In essence, some smaller producers fear they are being unfairly ‘queue-jumped’ by the corporate operators, because of their bargaining power with major processors, under the current difficult circumstances.

Beef Central asked major processors about the prospect of whether they are ‘currying favour’ with the big players yesterday. The all denied it, stridently.

One said it had not booked any space for corporates during the current rush, but conceded that it was possible, if a company sold a lot of cattle through the course of a year to one processor, that they might ‘make things happen’ to try to accommodate their requirements.
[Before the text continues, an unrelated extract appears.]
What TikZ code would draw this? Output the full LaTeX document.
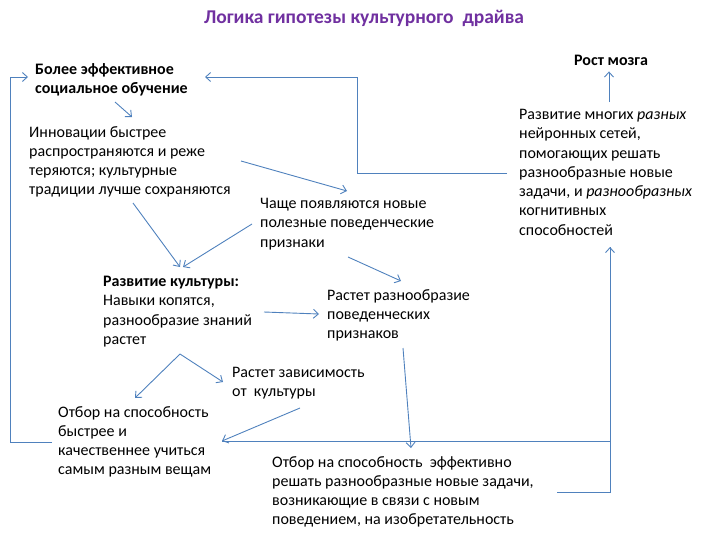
\documentclass[tikz,border=0pt]{standalone}
\usepackage{fontspec}
\setmainfont{Carlito}
\usetikzlibrary{arrows.meta}
\definecolor{arrowBlue}{RGB}{79,129,189}
\definecolor{titlePurple}{RGB}{112,48,160}

\begin{document}
\begin{tikzpicture}[x=1pt, y=-1pt, >={Straight Barb[length=5pt,width=9pt]},
    txt/.style={anchor=north west, inner sep=0pt, align=left, font=\fontsize{16}{19.3}\selectfont},
    link/.style={->, arrowBlue, line width=0.9pt},
    loop/.style={arrowBlue, line width=0.9pt}]
  \useasboundingbox (0,0) rectangle (703,535);

  \node[font=\fontsize{19.5}{23}\selectfont\bfseries, text=titlePurple] (title) at (364,18) {Логика гипотезы культурного~ драйва};

  \node[txt, font=\fontsize{16}{19.3}\selectfont\bfseries] (social) at (35,63) {Более эффективное\\социальное обучение};
  \node[txt] (innov) at (29,126) {Инновации быстрее\\распространяются и реже\\теряются; культурные\\традиции лучше сохраняются};
  \node[txt] (often) at (260,198) {Чаще появляются новые\\полезные поведенческие\\признаки};
  \node[txt] (cult) at (103,276) {\textbf{Развитие культуры:}\\Навыки копятся,\\разнообразие знаний\\растет};
  \node[txt] (divers) at (327,289) {Растет разнообразие\\поведенческих\\признаков};
  \node[txt] (depend) at (232,367) {Растет зависимость\\от~ культуры};
  \node[txt] (learn) at (58,406) {Отбор на способность\\быстрее и\\качественнее учиться\\самым разным вещам};
  \node[txt] (solve) at (272,456) {Отбор на способность~ эффективно\\решать разнообразные новые задачи,\\возникающие в связи с новым\\поведением, на изобретательность};
  \node[txt, anchor=center, font=\fontsize{16}{19.3}\selectfont\bfseries] (brain) at (611,60) {Рост мозга};
  \node[txt] (nets) at (519,109) {Развитие многих \textit{разных}\\нейронных сетей,\\помогающих решать\\разнообразные новые\\задачи, и \textit{разнообразных}\\когнитивных\\способностей};

  \draw[link] ([xshift=80pt,yshift=-39pt]social.north west) -- ([xshift=103pt,yshift=9pt]innov.north west);
  \draw[link] ([xshift=212pt,yshift=-35pt]innov.north west) -- ([xshift=87pt,yshift=7pt]often.north west);
  \draw[link] ([xshift=104pt,yshift=-77pt]innov.north west) -- ([xshift=77pt,yshift=9pt]cult.north west);
  \draw[link] ([xshift=-8pt,yshift=-26pt]often.north west) -- ([xshift=80pt,yshift=9pt]cult.north west);
  \draw[link] ([xshift=88pt,yshift=-59pt]often.north west) -- ([xshift=74pt,yshift=8pt]divers.north west);
  \draw[link] ([xshift=161pt,yshift=-36pt]cult.north west) -- ([xshift=-8pt,yshift=-25pt]divers.north west);
  \draw[link] ([xshift=77pt,yshift=-78pt]cult.north west) -- ([xshift=77pt,yshift=8pt]learn.north west);
  \draw[link] ([xshift=77pt,yshift=-78pt]cult.north west) -- ([xshift=-9pt,yshift=-15pt]depend.north west);
  \draw[link] ([xshift=68pt,yshift=-41pt]depend.north west) -- ([xshift=164pt,yshift=-35pt]learn.north west);
  \draw[link] ([xshift=76pt,yshift=-59pt]divers.north west) -- ([xshift=139pt,yshift=8pt]solve.north west);
  \draw[link] ([xshift=90pt,yshift=7pt]nets.north west) -- ([xshift=-2pt,yshift=-6pt]brain.south);

  \draw[link] ([xshift=-6pt,yshift=-36pt]learn.north west) -- ++(-42,0) |- ([xshift=-7pt,yshift=-14pt]social.north west);
  \draw[link] ([xshift=-12pt,yshift=-64pt]nets.north west) -- ++(-150,0) |- ([xshift=170pt,yshift=-14pt]social.north west);
  \draw[link] ([xshift=164pt,yshift=-35pt]learn.north west) -| ([xshift=91pt,yshift=-138pt]nets.north west);
  \draw[loop] ([xshift=285pt,yshift=-36pt]solve.north west) -| ([xshift=91pt,yshift=-138pt]nets.north west);
\end{tikzpicture}
\end{document}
“But remember that selling large runs of cows off the Barkly or the Gulf, for example, is a routine development at this time of the year, as part of their normal turnoff. There’s nothing unusual or unfair about that – it’s just that it may be occurring at an unfortunate time this year, when others are desperately looking for kill space,” one processor said.

Another large processor confirmed that it booked some very large lines of slaughter cattle from large pastoral companies, including an entire trainload for one company out of the west (close to 1000 head in a single consignment), but denied that there was any preference being shown in allocation of kill space.

“They have been booked for some time,” he said.

“Another rang late last week with a problem, meaning they had another 600 bullocks to find a home for urgently. Instead of disrupting our existing kill plans, we sent them south to one of our other plants, and did a Saturday kill to accommodate them,” he said.

“There’s been no pushing-in, in our kills, at least. None,” he said.

Another Queensland processor said forecasts had been sought from the large corporates well in advance of the current cycle, around which they had built their kills, which was normal for this time of year. In one case his company had rejected an unexpected kill request from a corporate, for a ‘substantial number,’ due to lack of space.

Processor attendance at some physical saleyards has been patchy in the past week, because of the sheer depth of direct consignment bookings already on their books.

  • Yesterday’s Eastern Young Cattle Indicator continued to fall, reaching 331.25c, back 24c on where it sat a fortnight ago.